The sheer ridiculousness of what pop culture can produce occasionally pulls me out of my sulking, teeny-bop-hating shell, and makes me smile.  A couple years ago, I could blame Girls Generation for doing this.

Gee has to be one of the cutest and simultaneously creepiest videos I’ve ever seen.  The song is super catchy, and the choreography is spot on.  Still, every move these girls make looks so practiced, especially their facial expressions and cutesy little hand gestures (called aegyo, which, I realize, are more common in countries like Japan and South Korea than in the U.S., but still, it’s weird).  They could be made of plastic, so the fact that they start out as mannequins is disturbingly accurate.

why no, Im not wearing makeup

They also spend the whole video acting like spoiled little girls, but wear stylish, skin-tight clothes with four-inch heels.  I grew up surrounded by Korean females of all ages who had the tendency to dress their age, but act like little girls when teased; this behavior was pretty much standard.  Still, seeing girls dress like women and act like children is just… wrong.
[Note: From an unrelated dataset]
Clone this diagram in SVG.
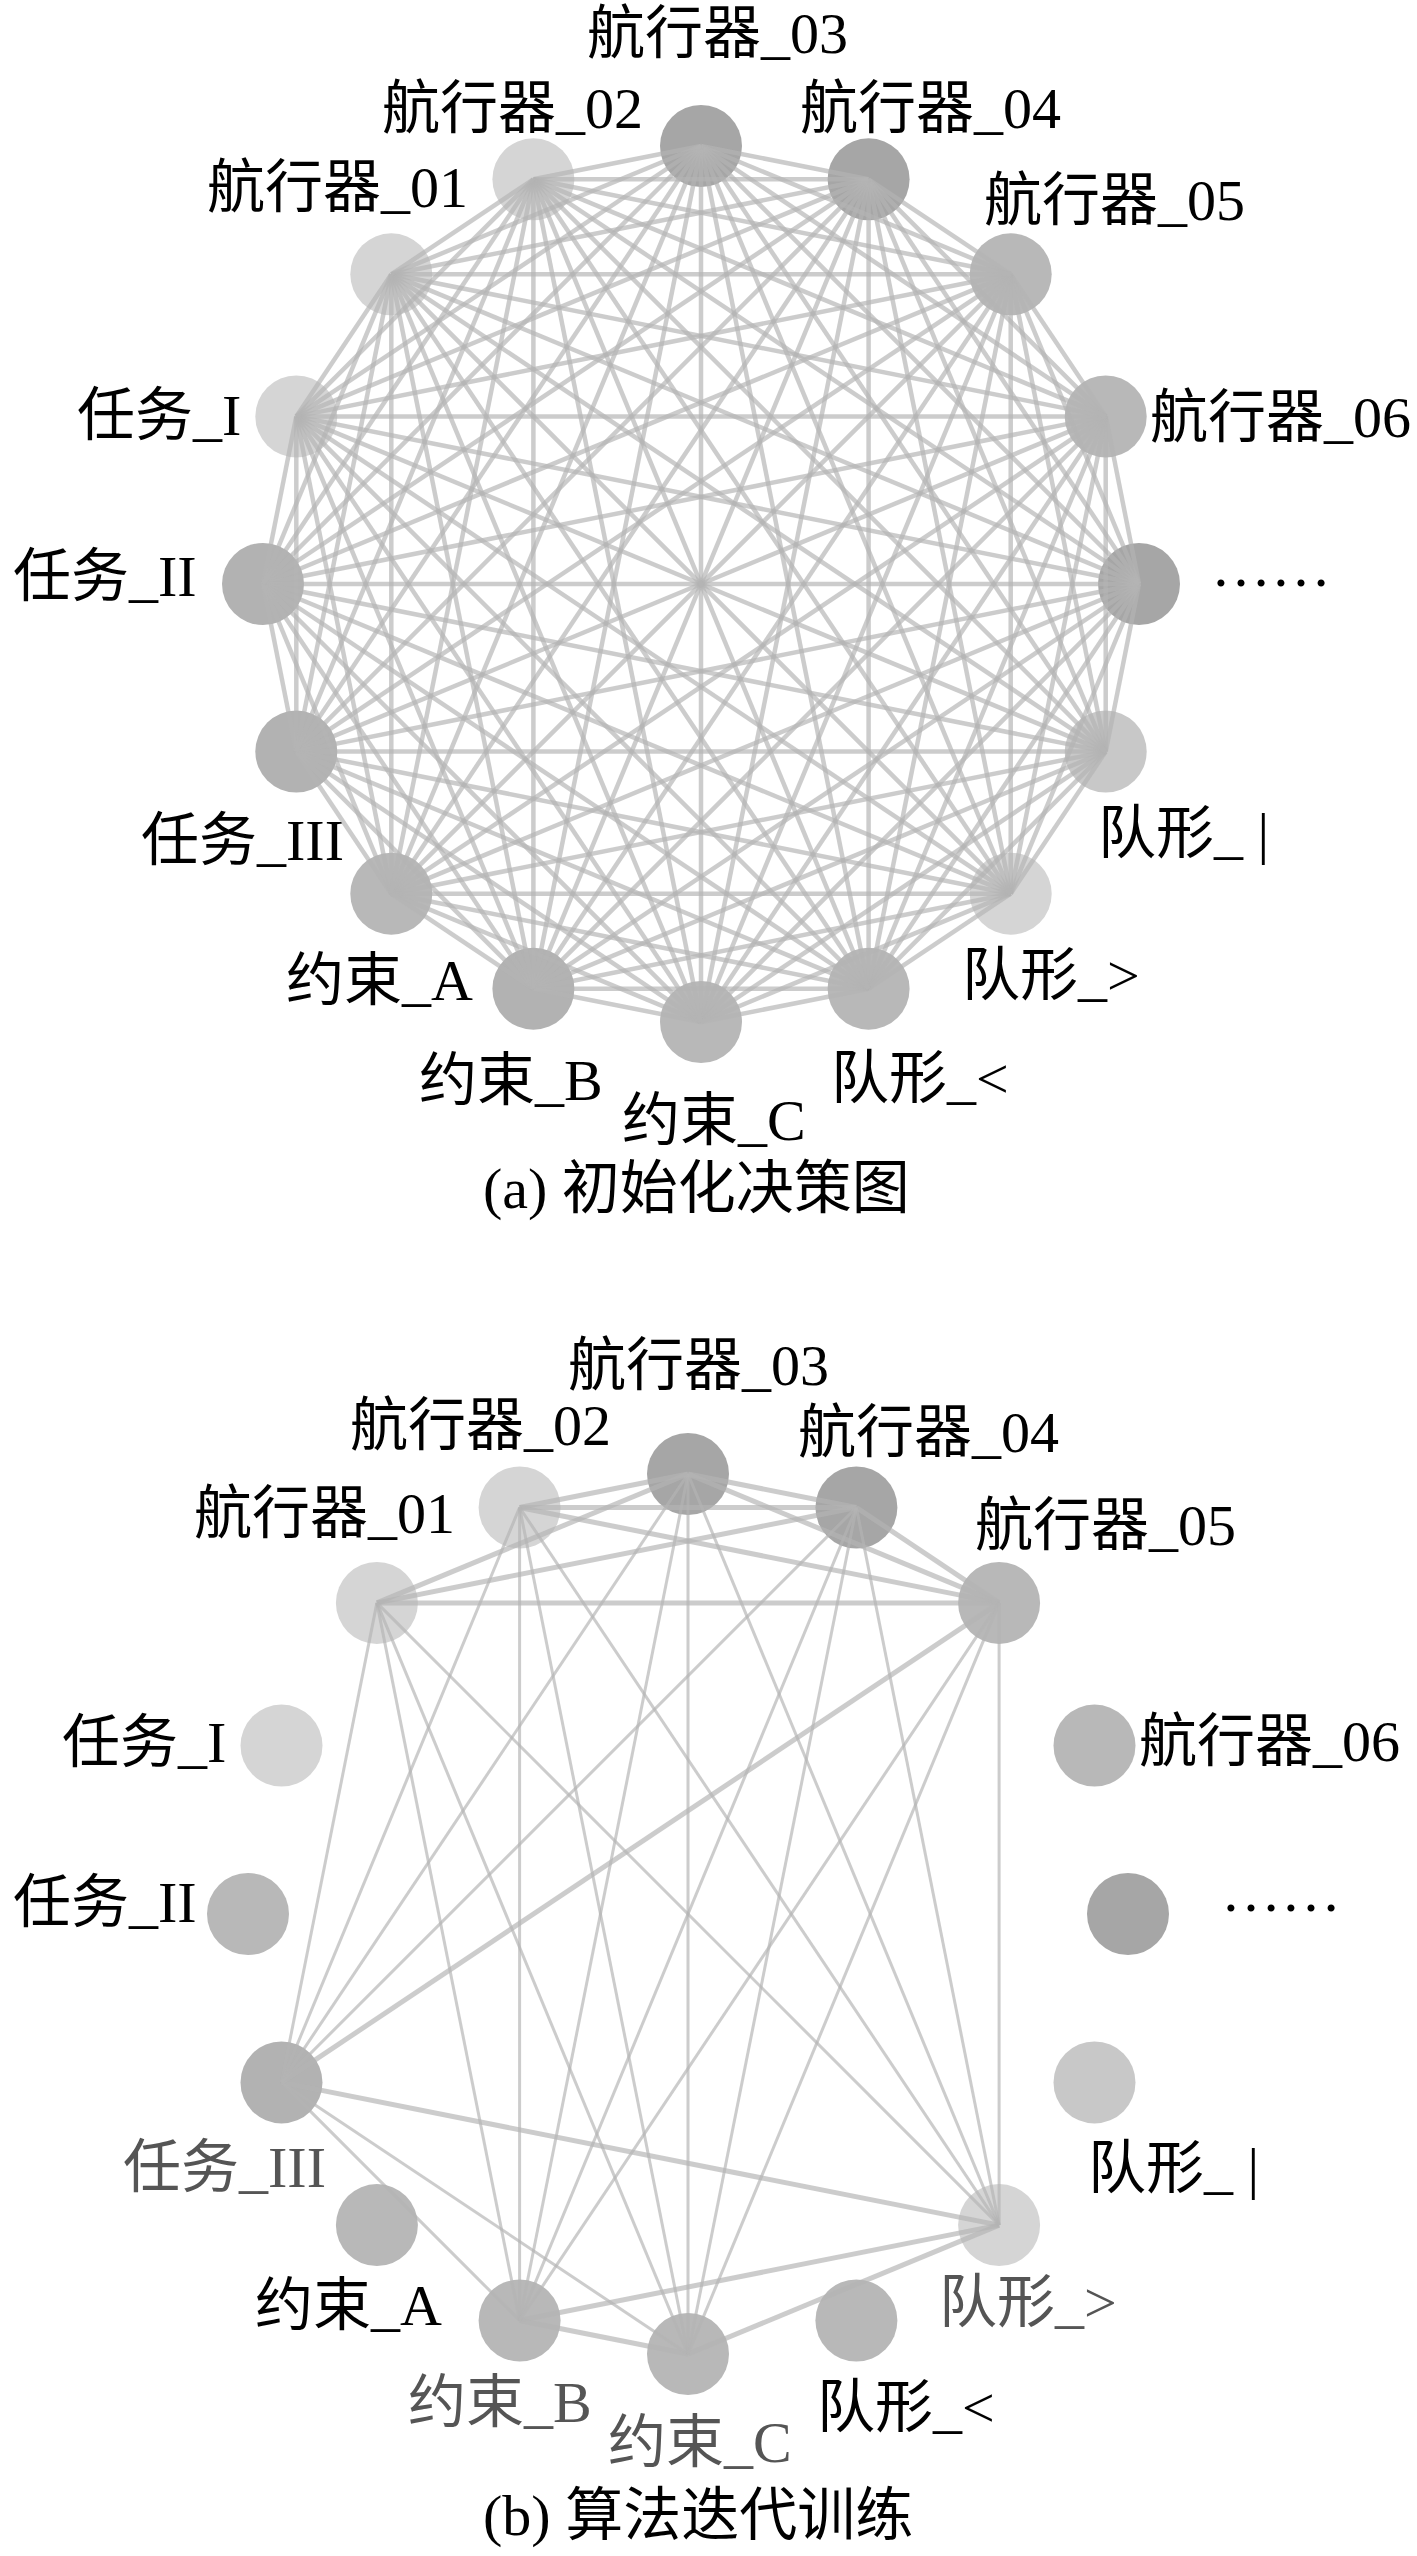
<svg xmlns="http://www.w3.org/2000/svg" width="1417" height="2556" viewBox="0 0 1417 2556">
<style>
text{font-family:"Liberation Serif","Noto Sans CJK SC",serif;font-size:58px;fill:#000}
.g{fill:#555}
.dk{fill:#a6a6a6}.md{fill:#b8b8b8}.mb{fill:#b2b2b2}.lm{fill:#c8c8c8}.lt{fill:#d5d5d5}
.ea path{stroke:#b4b4b4;stroke-opacity:.68;stroke-width:4.5;fill:none}
.eb path{stroke:#b4b4b4;stroke-opacity:.68;stroke-width:3;fill:none}
.eb path.t{stroke-width:5}
</style>
<rect width="1417" height="2556" fill="#fff"/>
<g id="nodes-a">
<g id="a-n03"><circle class="dk" cx="701" cy="146" r="41"/><text x="587" y="53">航行器_03</text></g>
<g id="a-n04"><circle class="dk" cx="868.6" cy="179.3" r="41"/><text x="800" y="128">航行器_04</text></g>
<g id="a-n05"><circle class="md" cx="1010.7" cy="274.3" r="41"/><text x="984" y="220">航行器_05</text></g>
<g id="a-n06"><circle class="md" cx="1105.7" cy="416.4" r="41"/><text x="1150" y="437">航行器_06</text></g>
<g id="a-more"><circle class="dk" cx="1139" cy="584" r="41"/><text x="1211" y="586" style="font-size:60px">……</text></g>
<g id="a-f1"><circle class="lm" cx="1105.7" cy="751.6" r="41"/><text x="1098" y="853">队形_ |</text></g>
<g id="a-f2"><circle class="lt" cx="1010.7" cy="893.7" r="41"/><text x="962" y="995">队形_&gt;</text></g>
<g id="a-f3"><circle class="md" cx="868.6" cy="988.7" r="41"/><text x="831" y="1098">队形_&lt;</text></g>
<g id="a-cC"><circle class="md" cx="701" cy="1022" r="41"/><text x="622" y="1140">约束_C</text></g>
<g id="a-cB"><circle class="mb" cx="533.4" cy="988.7" r="41"/><text x="419" y="1100">约束_B</text></g>
<g id="a-cA"><circle class="md" cx="391.3" cy="893.7" r="41"/><text x="286" y="1000">约束_A</text></g>
<g id="a-t3"><circle class="mb" cx="296.3" cy="751.6" r="41"/><text x="141" y="860">任务_III</text></g>
<g id="a-t2"><circle class="mb" cx="263" cy="584" r="41"/><text x="13" y="596">任务_II</text></g>
<g id="a-t1"><circle class="lt" cx="296.3" cy="416.4" r="41"/><text x="77" y="435">任务_I</text></g>
<g id="a-n01"><circle class="lt" cx="391.3" cy="274.3" r="41"/><text x="207" y="207">航行器_01</text></g>
<g id="a-n02"><circle class="lt" cx="533.4" cy="179.3" r="41"/><text x="382" y="128">航行器_02</text></g>
</g>
<g id="connectors-a" class="ea">
<path d="M701 146L868.6 179.3"/><path d="M701 146L1010.7 274.3"/><path d="M701 146L1105.7 416.4"/><path d="M701 146L1139 584"/><path d="M701 146L1105.7 751.6"/><path d="M701 146L1010.7 893.7"/><path d="M701 146L868.6 988.7"/><path d="M701 146L701 1022"/><path d="M701 146L533.4 988.7"/><path d="M701 146L391.3 893.7"/><path d="M701 146L296.3 751.6"/><path d="M701 146L263 584"/><path d="M701 146L296.3 416.4"/><path d="M701 146L391.3 274.3"/><path d="M701 146L533.4 179.3"/>
<path d="M868.6 179.3L1010.7 274.3"/><path d="M868.6 179.3L1105.7 416.4"/><path d="M868.6 179.3L1139 584"/><path d="M868.6 179.3L1105.7 751.6"/><path d="M868.6 179.3L1010.7 893.7"/><path d="M868.6 179.3L868.6 988.7"/><path d="M868.6 179.3L701 1022"/><path d="M868.6 179.3L533.4 988.7"/><path d="M868.6 179.3L391.3 893.7"/><path d="M868.6 179.3L296.3 751.6"/><path d="M868.6 179.3L263 584"/><path d="M868.6 179.3L296.3 416.4"/><path d="M868.6 179.3L391.3 274.3"/><path d="M868.6 179.3L533.4 179.3"/>
<path d="M1010.7 274.3L1105.7 416.4"/><path d="M1010.7 274.3L1139 584"/><path d="M1010.7 274.3L1105.7 751.6"/><path d="M1010.7 274.3L1010.7 893.7"/><path d="M1010.7 274.3L868.6 988.7"/><path d="M1010.7 274.3L701 1022"/><path d="M1010.7 274.3L533.4 988.7"/><path d="M1010.7 274.3L391.3 893.7"/><path d="M1010.7 274.3L296.3 751.6"/><path d="M1010.7 274.3L263 584"/><path d="M1010.7 274.3L296.3 416.4"/><path d="M1010.7 274.3L391.3 274.3"/><path d="M1010.7 274.3L533.4 179.3"/>
<path d="M1105.7 416.4L1139 584"/><path d="M1105.7 416.4L1105.7 751.6"/><path d="M1105.7 416.4L1010.7 893.7"/><path d="M1105.7 416.4L868.6 988.7"/><path d="M1105.7 416.4L701 1022"/><path d="M1105.7 416.4L533.4 988.7"/><path d="M1105.7 416.4L391.3 893.7"/><path d="M1105.7 416.4L296.3 751.6"/><path d="M1105.7 416.4L263 584"/><path d="M1105.7 416.4L296.3 416.4"/><path d="M1105.7 416.4L391.3 274.3"/><path d="M1105.7 416.4L533.4 179.3"/>
<path d="M1139 584L1105.7 751.6"/><path d="M1139 584L1010.7 893.7"/><path d="M1139 584L868.6 988.7"/><path d="M1139 584L701 1022"/><path d="M1139 584L533.4 988.7"/><path d="M1139 584L391.3 893.7"/><path d="M1139 584L296.3 751.6"/><path d="M1139 584L263 584"/><path d="M1139 584L296.3 416.4"/><path d="M1139 584L391.3 274.3"/><path d="M1139 584L533.4 179.3"/>
<path d="M1105.7 751.6L1010.7 893.7"/><path d="M1105.7 751.6L868.6 988.7"/><path d="M1105.7 751.6L701 1022"/><path d="M1105.7 751.6L533.4 988.7"/><path d="M1105.7 751.6L391.3 893.7"/><path d="M1105.7 751.6L296.3 751.6"/><path d="M1105.7 751.6L263 584"/><path d="M1105.7 751.6L296.3 416.4"/><path d="M1105.7 751.6L391.3 274.3"/><path d="M1105.7 751.6L533.4 179.3"/>
<path d="M1010.7 893.7L868.6 988.7"/><path d="M1010.7 893.7L701 1022"/><path d="M1010.7 893.7L533.4 988.7"/><path d="M1010.7 893.7L391.3 893.7"/><path d="M1010.7 893.7L296.3 751.6"/><path d="M1010.7 893.7L263 584"/><path d="M1010.7 893.7L296.3 416.4"/><path d="M1010.7 893.7L391.3 274.3"/><path d="M1010.7 893.7L533.4 179.3"/>
<path d="M868.6 988.7L701 1022"/><path d="M868.6 988.7L533.4 988.7"/><path d="M868.6 988.7L391.3 893.7"/><path d="M868.6 988.7L296.3 751.6"/><path d="M868.6 988.7L263 584"/><path d="M868.6 988.7L296.3 416.4"/><path d="M868.6 988.7L391.3 274.3"/><path d="M868.6 988.7L533.4 179.3"/>
<path d="M701 1022L533.4 988.7"/><path d="M701 1022L391.3 893.7"/><path d="M701 1022L296.3 751.6"/><path d="M701 1022L263 584"/><path d="M701 1022L296.3 416.4"/><path d="M701 1022L391.3 274.3"/><path d="M701 1022L533.4 179.3"/>
<path d="M533.4 988.7L391.3 893.7"/><path d="M533.4 988.7L296.3 751.6"/><path d="M533.4 988.7L263 584"/><path d="M533.4 988.7L296.3 416.4"/><path d="M533.4 988.7L391.3 274.3"/><path d="M533.4 988.7L533.4 179.3"/>
<path d="M391.3 893.7L296.3 751.6"/><path d="M391.3 893.7L263 584"/><path d="M391.3 893.7L296.3 416.4"/><path d="M391.3 893.7L391.3 274.3"/><path d="M391.3 893.7L533.4 179.3"/>
<path d="M296.3 751.6L263 584"/><path d="M296.3 751.6L296.3 416.4"/><path d="M296.3 751.6L391.3 274.3"/><path d="M296.3 751.6L533.4 179.3"/>
<path d="M263 584L296.3 416.4"/><path d="M263 584L391.3 274.3"/><path d="M263 584L533.4 179.3"/>
<path d="M296.3 416.4L391.3 274.3"/><path d="M296.3 416.4L533.4 179.3"/>
<path d="M391.3 274.3L533.4 179.3"/>
</g>
<text id="caption-a" x="483" y="1208">(a) 初始化决策图</text>
<g id="nodes-b">
<g id="b-n03"><circle class="dk" cx="688" cy="1474" r="41"/><text x="568" y="1385">航行器_03</text></g>
<g id="b-n04"><circle class="dk" cx="856.4" cy="1507.5" r="41"/><text x="798" y="1452">航行器_04</text></g>
<g id="b-n05"><circle class="md" cx="999.1" cy="1602.9" r="41"/><text x="975" y="1545">航行器_05</text></g>
<g id="b-n06"><circle class="md" cx="1094.5" cy="1745.6" r="41"/><text x="1139" y="1761">航行器_06</text></g>
<g id="b-more"><circle class="dk" cx="1128" cy="1914" r="41"/><text x="1221" y="1911" style="font-size:60px">……</text></g>
<g id="b-f1"><circle class="lm" cx="1094.5" cy="2082.4" r="41"/><text x="1088" y="2188">队形_ |</text></g>
<g id="b-f2"><circle class="lt" cx="999.1" cy="2225.1" r="41"/><text class="g" x="939" y="2322">队形_&gt;</text></g>
<g id="b-f3"><circle class="md" cx="856.4" cy="2320.5" r="41"/><text x="817" y="2427">队形_&lt;</text></g>
<g id="b-cC"><circle class="md" cx="688" cy="2354" r="41"/><text class="g" x="608" y="2462">约束_C</text></g>
<g id="b-cB"><circle class="md" cx="519.6" cy="2320.5" r="41"/><text class="g" x="408" y="2422">约束_B</text></g>
<g id="b-cA"><circle class="md" cx="376.9" cy="2225.1" r="41"/><text x="255" y="2325">约束_A</text></g>
<g id="b-t3"><circle class="mb" cx="281.5" cy="2082.4" r="41"/><text class="g" x="123" y="2187">任务_III</text></g>
<g id="b-t2"><circle class="md" cx="248" cy="1914" r="41"/><text x="13" y="1922">任务_II</text></g>
<g id="b-t1"><circle class="lt" cx="281.5" cy="1745.6" r="41"/><text x="62" y="1762">任务_I</text></g>
<g id="b-n01"><circle class="lt" cx="376.9" cy="1602.9" r="41"/><text x="194" y="1533">航行器_01</text></g>
<g id="b-n02"><circle class="lt" cx="519.6" cy="1507.5" r="41"/><text x="350" y="1445">航行器_02</text></g>
</g>
<g id="connectors-b" class="eb">
<path class="t" d="M376.9 1602.9L688 1474"/><path class="t" d="M376.9 1602.9L856.4 1507.5"/><path class="t" d="M376.9 1602.9L999.1 1602.9"/>
<path class="t" d="M519.6 1507.5L688 1474"/><path class="t" d="M519.6 1507.5L856.4 1507.5"/><path class="t" d="M519.6 1507.5L999.1 1602.9"/>
<path class="t" d="M688 1474L856.4 1507.5"/><path class="t" d="M688 1474L999.1 1602.9"/><path class="t" d="M856.4 1507.5L999.1 1602.9"/>
<path class="t" d="M281.5 2082.4L999.1 2225.1"/><path class="t" d="M519.6 2320.5L999.1 2225.1"/><path class="t" d="M519.6 2320.5L688 2354"/><path class="t" d="M688 2354L999.1 2225.1"/>
<path d="M281.5 2082.4L519.6 2320.5"/><path d="M281.5 2082.4L688 2354"/>
<path d="M281.5 2082.4L376.9 1602.9"/><path d="M281.5 2082.4L519.6 1507.5"/><path d="M281.5 2082.4L688 1474"/><path d="M281.5 2082.4L856.4 1507.5"/><path class="t" d="M281.5 2082.4L999.1 1602.9"/>
<path d="M519.6 2320.5L376.9 1602.9"/><path d="M519.6 2320.5L519.6 1507.5"/><path d="M519.6 2320.5L688 1474"/><path d="M519.6 2320.5L856.4 1507.5"/><path d="M519.6 2320.5L999.1 1602.9"/>
<path d="M688 2354L376.9 1602.9"/><path d="M688 2354L519.6 1507.5"/><path d="M688 2354L688 1474"/><path d="M688 2354L856.4 1507.5"/><path d="M688 2354L999.1 1602.9"/>
<path d="M999.1 2225.1L376.9 1602.9"/><path d="M999.1 2225.1L519.6 1507.5"/><path d="M999.1 2225.1L688 1474"/><path d="M999.1 2225.1L856.4 1507.5"/><path d="M999.1 2225.1L999.1 1602.9"/>
</g>
<text id="caption-b" x="483" y="2535">(b) 算法迭代训练</text>
</svg>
Having said that, I was pretty excited to find out that the odds of making it into one of these groups seems pretty high.  Some of them seem to change members on an annual basis.  Of the 41 major all-female singing groups that South Korea has churned out in the past four years, there were 212 current and past members.  That’s 53 potential members per year.  That’s literally about a one-in-a-million chance, but that’s still better than the lottery.  The only requirement seems to be glasses-cracking cuteness and a fathom worth of legs.  In fact, if we average their height at 5′ 4″, the cumulative leg length of these female hearth-throbs would span more than one fifth of a mile (22%).  Bad news, North Korea.  South Korea is officially WINNING.